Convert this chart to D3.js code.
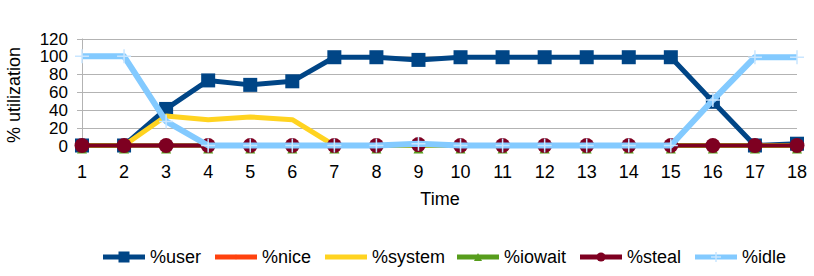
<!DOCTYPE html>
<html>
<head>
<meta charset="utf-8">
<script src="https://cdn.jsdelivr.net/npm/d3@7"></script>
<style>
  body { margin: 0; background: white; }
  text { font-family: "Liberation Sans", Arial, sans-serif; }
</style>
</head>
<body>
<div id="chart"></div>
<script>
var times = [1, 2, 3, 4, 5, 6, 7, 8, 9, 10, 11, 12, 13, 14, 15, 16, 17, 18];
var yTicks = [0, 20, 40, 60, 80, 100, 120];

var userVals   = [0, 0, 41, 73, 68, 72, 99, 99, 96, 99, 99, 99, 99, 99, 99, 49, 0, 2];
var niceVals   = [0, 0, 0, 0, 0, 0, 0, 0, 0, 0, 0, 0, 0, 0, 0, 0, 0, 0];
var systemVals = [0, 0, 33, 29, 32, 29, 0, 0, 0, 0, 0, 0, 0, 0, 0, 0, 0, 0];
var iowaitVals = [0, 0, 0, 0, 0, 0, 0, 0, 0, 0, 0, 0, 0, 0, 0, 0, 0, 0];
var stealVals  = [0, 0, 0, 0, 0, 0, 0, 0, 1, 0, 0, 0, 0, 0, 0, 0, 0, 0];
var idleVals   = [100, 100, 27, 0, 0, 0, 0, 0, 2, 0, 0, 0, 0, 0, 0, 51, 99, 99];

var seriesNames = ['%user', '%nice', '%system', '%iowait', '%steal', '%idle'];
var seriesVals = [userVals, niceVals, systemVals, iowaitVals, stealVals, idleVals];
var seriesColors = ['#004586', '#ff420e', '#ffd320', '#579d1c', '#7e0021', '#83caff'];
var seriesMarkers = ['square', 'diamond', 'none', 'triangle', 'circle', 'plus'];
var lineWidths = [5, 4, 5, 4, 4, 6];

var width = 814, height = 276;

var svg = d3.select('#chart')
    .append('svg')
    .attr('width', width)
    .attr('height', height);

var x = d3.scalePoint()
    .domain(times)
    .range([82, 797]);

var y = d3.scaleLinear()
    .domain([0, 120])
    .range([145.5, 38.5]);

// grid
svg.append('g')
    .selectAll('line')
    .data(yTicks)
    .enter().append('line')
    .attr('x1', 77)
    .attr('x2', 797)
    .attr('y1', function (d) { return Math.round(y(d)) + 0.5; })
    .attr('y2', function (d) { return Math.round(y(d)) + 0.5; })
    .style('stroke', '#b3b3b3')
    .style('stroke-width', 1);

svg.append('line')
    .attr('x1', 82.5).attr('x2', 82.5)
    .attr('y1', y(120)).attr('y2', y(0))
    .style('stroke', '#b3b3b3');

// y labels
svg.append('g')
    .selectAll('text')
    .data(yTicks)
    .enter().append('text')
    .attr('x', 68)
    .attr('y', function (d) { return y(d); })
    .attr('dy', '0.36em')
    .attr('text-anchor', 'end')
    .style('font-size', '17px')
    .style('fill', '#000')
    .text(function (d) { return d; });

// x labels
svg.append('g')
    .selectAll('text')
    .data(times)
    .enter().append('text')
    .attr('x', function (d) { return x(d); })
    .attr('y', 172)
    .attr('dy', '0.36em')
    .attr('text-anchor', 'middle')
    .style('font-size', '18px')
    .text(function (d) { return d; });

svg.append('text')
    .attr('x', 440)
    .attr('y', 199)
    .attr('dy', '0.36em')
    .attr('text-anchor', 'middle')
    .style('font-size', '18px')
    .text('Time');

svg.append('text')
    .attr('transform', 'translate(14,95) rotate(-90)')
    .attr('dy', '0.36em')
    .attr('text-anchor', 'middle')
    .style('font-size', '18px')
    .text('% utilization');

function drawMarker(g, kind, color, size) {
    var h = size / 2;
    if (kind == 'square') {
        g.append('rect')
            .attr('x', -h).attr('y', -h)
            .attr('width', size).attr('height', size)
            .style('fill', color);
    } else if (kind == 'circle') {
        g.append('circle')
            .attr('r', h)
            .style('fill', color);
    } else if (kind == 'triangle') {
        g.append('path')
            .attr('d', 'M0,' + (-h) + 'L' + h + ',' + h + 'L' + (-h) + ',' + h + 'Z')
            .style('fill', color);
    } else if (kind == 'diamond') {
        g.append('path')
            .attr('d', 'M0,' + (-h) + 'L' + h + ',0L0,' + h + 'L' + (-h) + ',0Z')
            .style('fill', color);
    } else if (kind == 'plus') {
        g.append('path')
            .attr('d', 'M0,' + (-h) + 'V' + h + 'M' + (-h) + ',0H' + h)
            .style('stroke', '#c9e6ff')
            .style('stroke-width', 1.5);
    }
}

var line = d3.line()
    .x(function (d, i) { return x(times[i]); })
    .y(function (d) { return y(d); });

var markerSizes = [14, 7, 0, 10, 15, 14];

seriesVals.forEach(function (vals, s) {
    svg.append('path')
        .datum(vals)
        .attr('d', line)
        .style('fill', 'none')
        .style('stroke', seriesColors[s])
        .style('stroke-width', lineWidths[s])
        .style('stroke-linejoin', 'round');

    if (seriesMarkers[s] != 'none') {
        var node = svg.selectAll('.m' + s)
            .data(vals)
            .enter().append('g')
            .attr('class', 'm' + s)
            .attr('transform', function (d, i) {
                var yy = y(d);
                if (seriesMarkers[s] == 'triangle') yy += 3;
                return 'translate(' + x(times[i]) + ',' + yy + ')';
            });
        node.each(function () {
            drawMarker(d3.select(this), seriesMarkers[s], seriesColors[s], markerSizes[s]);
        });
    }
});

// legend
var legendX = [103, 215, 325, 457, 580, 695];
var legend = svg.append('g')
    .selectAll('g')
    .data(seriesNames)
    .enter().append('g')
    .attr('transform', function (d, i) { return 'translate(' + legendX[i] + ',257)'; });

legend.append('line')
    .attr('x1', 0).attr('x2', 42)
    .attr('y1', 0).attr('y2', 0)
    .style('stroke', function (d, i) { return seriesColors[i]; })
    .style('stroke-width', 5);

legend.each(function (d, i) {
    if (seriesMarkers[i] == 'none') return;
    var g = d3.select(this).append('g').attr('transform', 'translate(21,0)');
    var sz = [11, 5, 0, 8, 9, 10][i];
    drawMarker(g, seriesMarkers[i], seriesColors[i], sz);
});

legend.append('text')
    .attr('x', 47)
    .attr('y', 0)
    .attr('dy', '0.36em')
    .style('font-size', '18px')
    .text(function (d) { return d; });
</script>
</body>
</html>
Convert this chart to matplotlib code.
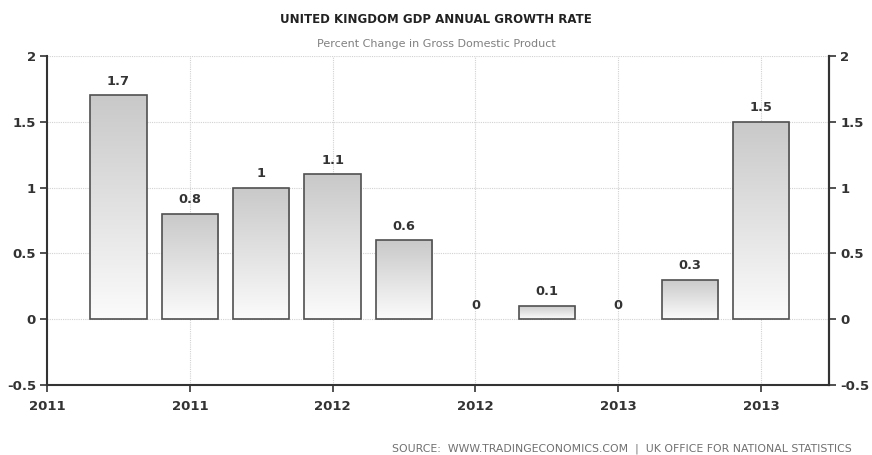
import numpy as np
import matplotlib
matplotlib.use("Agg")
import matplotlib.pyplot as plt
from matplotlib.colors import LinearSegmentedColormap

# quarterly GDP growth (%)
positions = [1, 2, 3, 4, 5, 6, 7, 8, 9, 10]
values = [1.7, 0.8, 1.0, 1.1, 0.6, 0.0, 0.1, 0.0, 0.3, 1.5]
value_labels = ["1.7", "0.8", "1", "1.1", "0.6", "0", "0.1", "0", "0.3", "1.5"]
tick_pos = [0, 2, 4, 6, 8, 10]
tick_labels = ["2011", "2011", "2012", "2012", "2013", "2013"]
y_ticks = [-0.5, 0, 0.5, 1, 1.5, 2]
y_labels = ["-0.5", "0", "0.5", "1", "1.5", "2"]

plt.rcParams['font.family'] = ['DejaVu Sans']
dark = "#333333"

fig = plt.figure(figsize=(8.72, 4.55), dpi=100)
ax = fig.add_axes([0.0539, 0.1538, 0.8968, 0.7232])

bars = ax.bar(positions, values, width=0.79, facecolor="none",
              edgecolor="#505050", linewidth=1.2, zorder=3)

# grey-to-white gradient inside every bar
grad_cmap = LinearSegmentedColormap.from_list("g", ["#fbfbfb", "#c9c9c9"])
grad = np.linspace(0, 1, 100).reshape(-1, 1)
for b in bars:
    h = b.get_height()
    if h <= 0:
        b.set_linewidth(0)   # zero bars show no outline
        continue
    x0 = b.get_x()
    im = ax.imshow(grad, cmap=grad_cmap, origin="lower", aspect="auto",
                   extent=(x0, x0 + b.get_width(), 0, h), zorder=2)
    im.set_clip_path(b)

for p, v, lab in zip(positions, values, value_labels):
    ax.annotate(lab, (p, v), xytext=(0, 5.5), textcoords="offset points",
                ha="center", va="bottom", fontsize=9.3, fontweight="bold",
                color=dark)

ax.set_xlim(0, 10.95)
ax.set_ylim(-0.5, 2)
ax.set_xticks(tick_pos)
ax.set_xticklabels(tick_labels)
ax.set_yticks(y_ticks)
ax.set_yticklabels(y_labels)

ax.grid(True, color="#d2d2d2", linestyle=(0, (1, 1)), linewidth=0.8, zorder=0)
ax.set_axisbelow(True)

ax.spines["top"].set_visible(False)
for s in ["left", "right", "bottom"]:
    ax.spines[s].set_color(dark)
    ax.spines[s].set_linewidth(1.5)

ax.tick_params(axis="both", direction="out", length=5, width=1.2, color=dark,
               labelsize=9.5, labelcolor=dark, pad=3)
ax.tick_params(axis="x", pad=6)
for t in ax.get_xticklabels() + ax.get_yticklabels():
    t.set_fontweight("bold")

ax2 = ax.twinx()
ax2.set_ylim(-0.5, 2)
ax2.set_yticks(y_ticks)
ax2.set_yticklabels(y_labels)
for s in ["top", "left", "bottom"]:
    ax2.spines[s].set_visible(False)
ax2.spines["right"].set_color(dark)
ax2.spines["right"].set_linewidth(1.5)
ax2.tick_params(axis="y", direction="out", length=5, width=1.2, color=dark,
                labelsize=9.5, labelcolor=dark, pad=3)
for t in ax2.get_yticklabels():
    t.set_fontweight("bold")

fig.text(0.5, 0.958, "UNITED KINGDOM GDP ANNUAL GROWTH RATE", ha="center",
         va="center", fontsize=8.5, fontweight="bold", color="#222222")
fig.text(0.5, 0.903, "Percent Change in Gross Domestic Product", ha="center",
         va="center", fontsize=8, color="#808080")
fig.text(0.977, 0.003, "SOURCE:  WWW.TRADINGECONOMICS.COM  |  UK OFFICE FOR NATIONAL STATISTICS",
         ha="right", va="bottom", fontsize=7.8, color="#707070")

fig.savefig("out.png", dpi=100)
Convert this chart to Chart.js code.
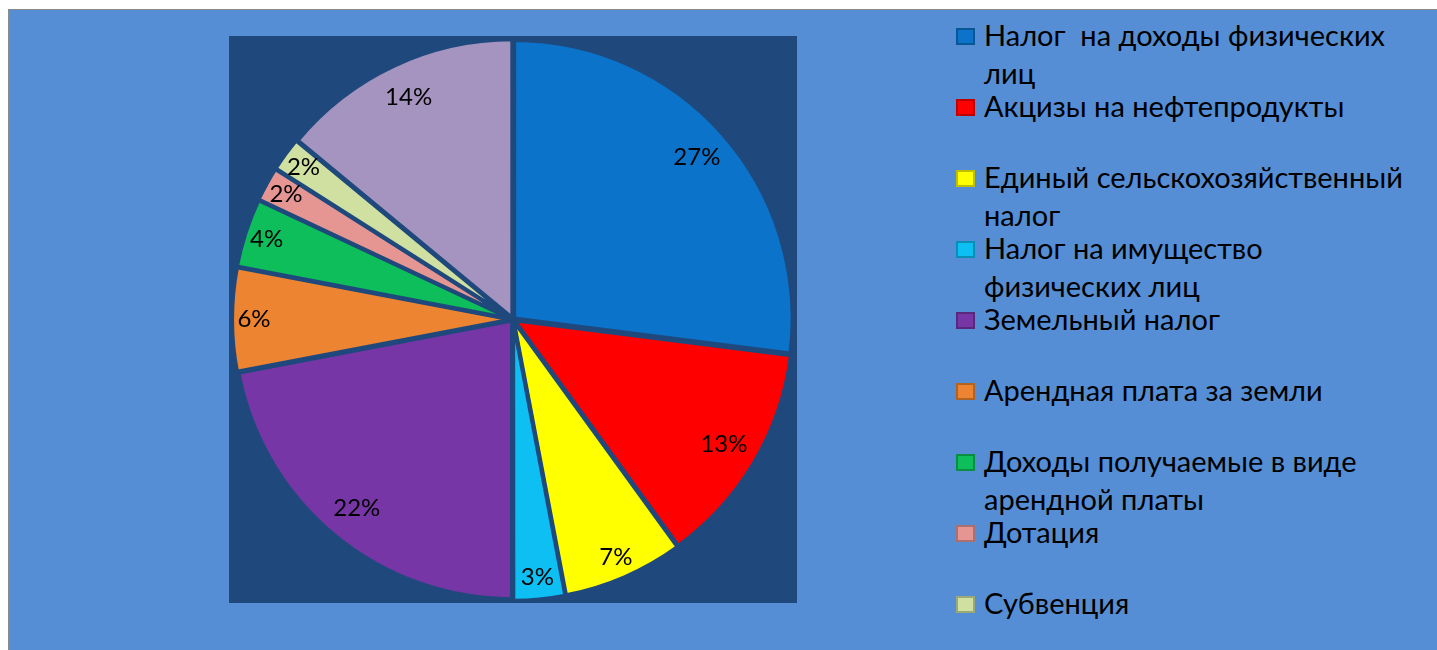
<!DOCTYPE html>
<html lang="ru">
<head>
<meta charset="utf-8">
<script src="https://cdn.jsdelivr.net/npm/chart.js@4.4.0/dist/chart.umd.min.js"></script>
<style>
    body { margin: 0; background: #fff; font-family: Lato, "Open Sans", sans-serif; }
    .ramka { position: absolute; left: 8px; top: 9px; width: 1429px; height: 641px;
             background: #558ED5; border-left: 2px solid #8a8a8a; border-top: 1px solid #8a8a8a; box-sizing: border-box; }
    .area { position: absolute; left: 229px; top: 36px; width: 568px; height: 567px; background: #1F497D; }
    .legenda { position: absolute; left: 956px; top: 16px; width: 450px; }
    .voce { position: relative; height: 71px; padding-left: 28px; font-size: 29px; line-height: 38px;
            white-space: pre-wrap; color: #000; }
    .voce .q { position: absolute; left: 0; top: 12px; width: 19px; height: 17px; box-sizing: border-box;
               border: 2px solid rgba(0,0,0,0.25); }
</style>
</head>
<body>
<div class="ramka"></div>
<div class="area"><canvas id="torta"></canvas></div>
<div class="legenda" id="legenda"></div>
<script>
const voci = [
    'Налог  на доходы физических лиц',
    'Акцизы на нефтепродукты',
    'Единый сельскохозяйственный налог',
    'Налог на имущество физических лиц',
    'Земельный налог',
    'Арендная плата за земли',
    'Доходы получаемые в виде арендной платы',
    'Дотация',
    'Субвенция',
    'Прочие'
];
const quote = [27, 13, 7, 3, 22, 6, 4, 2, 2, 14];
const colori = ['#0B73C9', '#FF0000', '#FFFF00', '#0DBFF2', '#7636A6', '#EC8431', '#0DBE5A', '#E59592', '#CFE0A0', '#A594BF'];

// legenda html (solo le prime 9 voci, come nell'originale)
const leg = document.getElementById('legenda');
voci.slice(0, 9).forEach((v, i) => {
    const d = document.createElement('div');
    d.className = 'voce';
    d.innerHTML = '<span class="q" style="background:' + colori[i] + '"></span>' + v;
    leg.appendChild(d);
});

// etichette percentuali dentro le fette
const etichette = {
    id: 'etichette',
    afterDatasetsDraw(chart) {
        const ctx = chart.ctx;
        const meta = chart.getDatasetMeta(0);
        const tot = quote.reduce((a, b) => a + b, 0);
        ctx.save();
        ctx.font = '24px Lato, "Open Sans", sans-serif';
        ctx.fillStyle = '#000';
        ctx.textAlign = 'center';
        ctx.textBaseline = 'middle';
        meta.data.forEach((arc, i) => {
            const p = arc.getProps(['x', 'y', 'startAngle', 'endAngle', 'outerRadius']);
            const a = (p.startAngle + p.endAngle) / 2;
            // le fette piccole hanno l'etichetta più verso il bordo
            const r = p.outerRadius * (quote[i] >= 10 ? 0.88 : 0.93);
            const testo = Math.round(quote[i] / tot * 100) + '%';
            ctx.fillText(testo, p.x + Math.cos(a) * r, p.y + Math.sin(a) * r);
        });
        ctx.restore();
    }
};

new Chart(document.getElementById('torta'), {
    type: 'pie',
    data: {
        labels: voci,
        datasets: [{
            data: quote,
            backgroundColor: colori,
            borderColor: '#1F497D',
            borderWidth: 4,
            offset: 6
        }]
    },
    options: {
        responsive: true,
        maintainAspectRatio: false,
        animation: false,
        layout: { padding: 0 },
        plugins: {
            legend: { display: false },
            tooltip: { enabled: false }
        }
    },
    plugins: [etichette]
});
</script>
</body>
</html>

= Work to be completed =
From the first line of the entries above down to the line holding "var yTicks = [0, 20, 40, 60, 80, 100, 120];", quote each line exactly and nothing else, skipping pictures.

= Result for this exercise =
Convert this chart to D3.js code.
<!DOCTYPE html>
<html>
<head>
<meta charset="utf-8">
<script src="https://cdn.jsdelivr.net/npm/d3@7"></script>
<style>
  body { margin: 0; background: white; }
  text { font-family: "Liberation Sans", Arial, sans-serif; }
</style>
</head>
<body>
<div id="chart"></div>
<script>
var times = [1, 2, 3, 4, 5, 6, 7, 8, 9, 10, 11, 12, 13, 14, 15, 16, 17, 18];
var yTicks = [0, 20, 40, 60, 80, 100, 120];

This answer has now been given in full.